EXERCISE AIM> Repeat the material verbatim and drop the pictures.

PROVIDED MATERIAL>

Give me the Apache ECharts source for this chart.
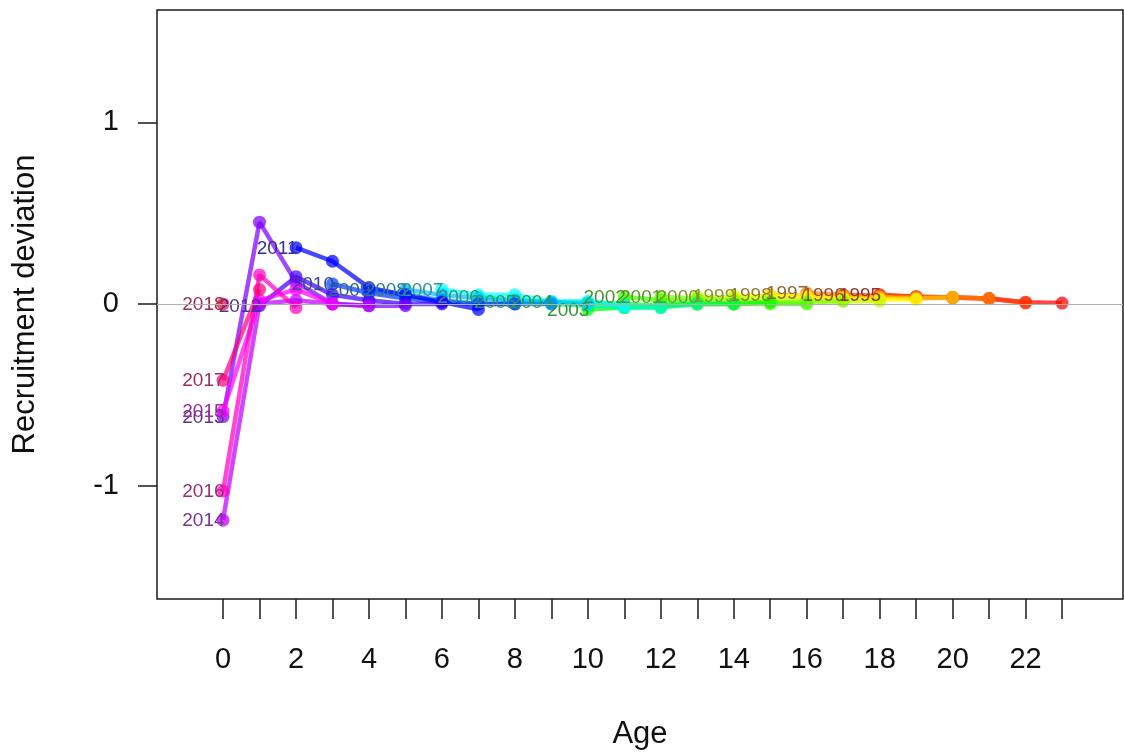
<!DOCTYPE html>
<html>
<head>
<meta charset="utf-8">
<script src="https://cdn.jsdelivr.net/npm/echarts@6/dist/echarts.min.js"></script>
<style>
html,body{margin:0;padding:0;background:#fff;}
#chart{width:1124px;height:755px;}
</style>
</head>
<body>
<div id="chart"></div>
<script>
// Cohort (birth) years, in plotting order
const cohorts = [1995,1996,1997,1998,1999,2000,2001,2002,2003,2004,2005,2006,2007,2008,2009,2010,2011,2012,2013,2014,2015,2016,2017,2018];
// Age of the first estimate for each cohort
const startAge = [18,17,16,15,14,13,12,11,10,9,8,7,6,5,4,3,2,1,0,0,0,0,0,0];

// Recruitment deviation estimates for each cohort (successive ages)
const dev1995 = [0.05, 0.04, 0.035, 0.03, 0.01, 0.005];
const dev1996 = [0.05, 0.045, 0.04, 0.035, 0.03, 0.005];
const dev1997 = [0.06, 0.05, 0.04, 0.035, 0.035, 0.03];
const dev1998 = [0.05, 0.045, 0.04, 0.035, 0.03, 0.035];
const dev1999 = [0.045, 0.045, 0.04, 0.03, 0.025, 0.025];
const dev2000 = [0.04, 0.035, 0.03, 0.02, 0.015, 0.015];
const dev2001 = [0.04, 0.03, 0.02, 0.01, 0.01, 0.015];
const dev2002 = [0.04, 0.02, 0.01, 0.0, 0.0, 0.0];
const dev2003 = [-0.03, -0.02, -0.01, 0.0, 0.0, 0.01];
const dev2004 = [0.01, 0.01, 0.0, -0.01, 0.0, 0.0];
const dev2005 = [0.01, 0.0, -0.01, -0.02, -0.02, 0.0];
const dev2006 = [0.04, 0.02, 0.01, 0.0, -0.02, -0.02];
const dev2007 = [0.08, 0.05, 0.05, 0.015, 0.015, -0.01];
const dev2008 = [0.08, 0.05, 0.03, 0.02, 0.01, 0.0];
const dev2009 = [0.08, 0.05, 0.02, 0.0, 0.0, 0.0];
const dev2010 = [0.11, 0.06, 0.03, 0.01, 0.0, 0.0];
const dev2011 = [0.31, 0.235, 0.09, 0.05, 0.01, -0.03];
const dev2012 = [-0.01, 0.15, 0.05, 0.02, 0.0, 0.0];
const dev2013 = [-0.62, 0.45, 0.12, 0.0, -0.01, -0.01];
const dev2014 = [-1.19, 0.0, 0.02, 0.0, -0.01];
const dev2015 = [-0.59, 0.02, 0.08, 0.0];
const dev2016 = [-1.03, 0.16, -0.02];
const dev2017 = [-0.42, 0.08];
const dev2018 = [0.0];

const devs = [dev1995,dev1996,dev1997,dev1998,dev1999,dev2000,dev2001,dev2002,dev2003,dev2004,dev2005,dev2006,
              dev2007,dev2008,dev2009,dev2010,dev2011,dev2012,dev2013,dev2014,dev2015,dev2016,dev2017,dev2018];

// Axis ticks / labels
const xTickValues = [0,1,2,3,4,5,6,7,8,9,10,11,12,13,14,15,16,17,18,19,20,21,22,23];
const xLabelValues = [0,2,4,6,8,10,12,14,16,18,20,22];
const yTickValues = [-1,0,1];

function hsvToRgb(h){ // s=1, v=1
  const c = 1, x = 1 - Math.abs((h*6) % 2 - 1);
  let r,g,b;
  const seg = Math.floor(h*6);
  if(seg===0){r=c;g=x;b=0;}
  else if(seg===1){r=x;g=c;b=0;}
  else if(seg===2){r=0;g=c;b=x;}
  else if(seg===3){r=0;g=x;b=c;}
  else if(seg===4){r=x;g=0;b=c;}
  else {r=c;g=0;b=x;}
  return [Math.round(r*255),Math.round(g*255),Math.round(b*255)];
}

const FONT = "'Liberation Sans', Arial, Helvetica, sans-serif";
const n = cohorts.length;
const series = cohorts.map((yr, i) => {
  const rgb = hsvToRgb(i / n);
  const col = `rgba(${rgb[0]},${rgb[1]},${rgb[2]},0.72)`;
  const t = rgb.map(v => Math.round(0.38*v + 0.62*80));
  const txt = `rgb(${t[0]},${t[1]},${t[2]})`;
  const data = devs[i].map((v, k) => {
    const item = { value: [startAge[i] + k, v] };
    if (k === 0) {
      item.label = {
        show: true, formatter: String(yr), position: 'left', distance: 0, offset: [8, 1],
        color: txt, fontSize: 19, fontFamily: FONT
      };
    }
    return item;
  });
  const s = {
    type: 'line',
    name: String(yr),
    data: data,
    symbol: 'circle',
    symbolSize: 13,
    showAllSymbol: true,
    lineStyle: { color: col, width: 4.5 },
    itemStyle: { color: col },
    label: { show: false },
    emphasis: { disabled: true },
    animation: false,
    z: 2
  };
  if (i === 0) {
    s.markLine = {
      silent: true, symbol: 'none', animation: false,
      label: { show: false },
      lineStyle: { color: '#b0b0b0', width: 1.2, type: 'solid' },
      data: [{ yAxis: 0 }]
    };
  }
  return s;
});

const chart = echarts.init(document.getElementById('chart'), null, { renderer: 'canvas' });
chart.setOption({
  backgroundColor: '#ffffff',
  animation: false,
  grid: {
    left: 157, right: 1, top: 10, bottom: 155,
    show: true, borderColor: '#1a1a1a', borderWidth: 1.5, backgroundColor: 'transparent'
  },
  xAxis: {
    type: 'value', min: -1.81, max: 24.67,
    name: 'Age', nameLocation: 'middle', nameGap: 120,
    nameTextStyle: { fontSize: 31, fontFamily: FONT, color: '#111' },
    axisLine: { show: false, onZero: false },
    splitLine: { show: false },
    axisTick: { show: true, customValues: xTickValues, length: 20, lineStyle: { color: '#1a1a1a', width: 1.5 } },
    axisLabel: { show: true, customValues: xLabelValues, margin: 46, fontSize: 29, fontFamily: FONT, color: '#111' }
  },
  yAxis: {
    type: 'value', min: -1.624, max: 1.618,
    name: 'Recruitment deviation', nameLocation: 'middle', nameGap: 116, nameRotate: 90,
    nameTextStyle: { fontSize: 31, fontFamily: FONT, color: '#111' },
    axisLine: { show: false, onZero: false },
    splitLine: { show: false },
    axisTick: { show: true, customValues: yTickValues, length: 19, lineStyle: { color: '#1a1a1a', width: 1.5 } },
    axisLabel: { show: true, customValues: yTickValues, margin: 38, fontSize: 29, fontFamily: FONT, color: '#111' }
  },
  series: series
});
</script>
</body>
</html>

ANSWER BELOW>
Give me the Apache ECharts source for this chart.
<!DOCTYPE html>
<html>
<head>
<meta charset="utf-8">
<script src="https://cdn.jsdelivr.net/npm/echarts@6/dist/echarts.min.js"></script>
<style>
html,body{margin:0;padding:0;background:#fff;}
#chart{width:1124px;height:755px;}
</style>
</head>
<body>
<div id="chart"></div>
<script>
// Cohort (birth) years, in plotting order
const cohorts = [1995,1996,1997,1998,1999,2000,2001,2002,2003,2004,2005,2006,2007,2008,2009,2010,2011,2012,2013,2014,2015,2016,2017,2018];
// Age of the first estimate for each cohort
const startAge = [18,17,16,15,14,13,12,11,10,9,8,7,6,5,4,3,2,1,0,0,0,0,0,0];

// Recruitment deviation estimates for each cohort (successive ages)
const dev1995 = [0.05, 0.04, 0.035, 0.03, 0.01, 0.005];
const dev1996 = [0.05, 0.045, 0.04, 0.035, 0.03, 0.005];
const dev1997 = [0.06, 0.05, 0.04, 0.035, 0.035, 0.03];
const dev1998 = [0.05, 0.045, 0.04, 0.035, 0.03, 0.035];
const dev1999 = [0.045, 0.045, 0.04, 0.03, 0.025, 0.025];
const dev2000 = [0.04, 0.035, 0.03, 0.02, 0.015, 0.015];
const dev2001 = [0.04, 0.03, 0.02, 0.01, 0.01, 0.015];
const dev2002 = [0.04, 0.02, 0.01, 0.0, 0.0, 0.0];
const dev2003 = [-0.03, -0.02, -0.01, 0.0, 0.0, 0.01];
const dev2004 = [0.01, 0.01, 0.0, -0.01, 0.0, 0.0];
const dev2005 = [0.01, 0.0, -0.01, -0.02, -0.02, 0.0];
const dev2006 = [0.04, 0.02, 0.01, 0.0, -0.02, -0.02];
const dev2007 = [0.08, 0.05, 0.05, 0.015, 0.015, -0.01];
const dev2008 = [0.08, 0.05, 0.03, 0.02, 0.01, 0.0];
const dev2009 = [0.08, 0.05, 0.02, 0.0, 0.0, 0.0];
const dev2010 = [0.11, 0.06, 0.03, 0.01, 0.0, 0.0];
const dev2011 = [0.31, 0.235, 0.09, 0.05, 0.01, -0.03];
const dev2012 = [-0.01, 0.15, 0.05, 0.02, 0.0, 0.0];
const dev2013 = [-0.62, 0.45, 0.12, 0.0, -0.01, -0.01];
const dev2014 = [-1.19, 0.0, 0.02, 0.0, -0.01];
const dev2015 = [-0.59, 0.02, 0.08, 0.0];
const dev2016 = [-1.03, 0.16, -0.02];
const dev2017 = [-0.42, 0.08];
const dev2018 = [0.0];

const devs = [dev1995,dev1996,dev1997,dev1998,dev1999,dev2000,dev2001,dev2002,dev2003,dev2004,dev2005,dev2006,
              dev2007,dev2008,dev2009,dev2010,dev2011,dev2012,dev2013,dev2014,dev2015,dev2016,dev2017,dev2018];

// Axis ticks / labels
const xTickValues = [0,1,2,3,4,5,6,7,8,9,10,11,12,13,14,15,16,17,18,19,20,21,22,23];
const xLabelValues = [0,2,4,6,8,10,12,14,16,18,20,22];
const yTickValues = [-1,0,1];

function hsvToRgb(h){ // s=1, v=1
  const c = 1, x = 1 - Math.abs((h*6) % 2 - 1);
  let r,g,b;
  const seg = Math.floor(h*6);
  if(seg===0){r=c;g=x;b=0;}
  else if(seg===1){r=x;g=c;b=0;}
  else if(seg===2){r=0;g=c;b=x;}
  else if(seg===3){r=0;g=x;b=c;}
  else if(seg===4){r=x;g=0;b=c;}
  else {r=c;g=0;b=x;}
  return [Math.round(r*255),Math.round(g*255),Math.round(b*255)];
}

const FONT = "'Liberation Sans', Arial, Helvetica, sans-serif";
const n = cohorts.length;
const series = cohorts.map((yr, i) => {
  const rgb = hsvToRgb(i / n);
  const col = `rgba(${rgb[0]},${rgb[1]},${rgb[2]},0.72)`;
  const t = rgb.map(v => Math.round(0.38*v + 0.62*80));
  const txt = `rgb(${t[0]},${t[1]},${t[2]})`;
  const data = devs[i].map((v, k) => {
    const item = { value: [startAge[i] + k, v] };
    if (k === 0) {
      item.label = {
        show: true, formatter: String(yr), position: 'left', distance: 0, offset: [8, 1],
        color: txt, fontSize: 19, fontFamily: FONT
      };
    }
    return item;
  });
  const s = {
    type: 'line',
    name: String(yr),
    data: data,
    symbol: 'circle',
    symbolSize: 13,
    showAllSymbol: true,
    lineStyle: { color: col, width: 4.5 },
    itemStyle: { color: col },
    label: { show: false },
    emphasis: { disabled: true },
    animation: false,
    z: 2
  };
  if (i === 0) {
    s.markLine = {
      silent: true, symbol: 'none', animation: false,
      label: { show: false },
      lineStyle: { color: '#b0b0b0', width: 1.2, type: 'solid' },
      data: [{ yAxis: 0 }]
    };
  }
  return s;
});

const chart = echarts.init(document.getElementById('chart'), null, { renderer: 'canvas' });
chart.setOption({
  backgroundColor: '#ffffff',
  animation: false,
  grid: {
    left: 157, right: 1, top: 10, bottom: 155,
    show: true, borderColor: '#1a1a1a', borderWidth: 1.5, backgroundColor: 'transparent'
  },
  xAxis: {
    type: 'value', min: -1.81, max: 24.67,
    name: 'Age', nameLocation: 'middle', nameGap: 120,
    nameTextStyle: { fontSize: 31, fontFamily: FONT, color: '#111' },
    axisLine: { show: false, onZero: false },
    splitLine: { show: false },
    axisTick: { show: true, customValues: xTickValues, length: 20, lineStyle: { color: '#1a1a1a', width: 1.5 } },
    axisLabel: { show: true, customValues: xLabelValues, margin: 46, fontSize: 29, fontFamily: FONT, color: '#111' }
  },
  yAxis: {
    type: 'value', min: -1.624, max: 1.618,
    name: 'Recruitment deviation', nameLocation: 'middle', nameGap: 116, nameRotate: 90,
    nameTextStyle: { fontSize: 31, fontFamily: FONT, color: '#111' },
    axisLine: { show: false, onZero: false },
    splitLine: { show: false },
    axisTick: { show: true, customValues: yTickValues, length: 19, lineStyle: { color: '#1a1a1a', width: 1.5 } },
    axisLabel: { show: true, customValues: yTickValues, margin: 38, fontSize: 29, fontFamily: FONT, color: '#111' }
  },
  series: series
});
</script>
</body>
</html>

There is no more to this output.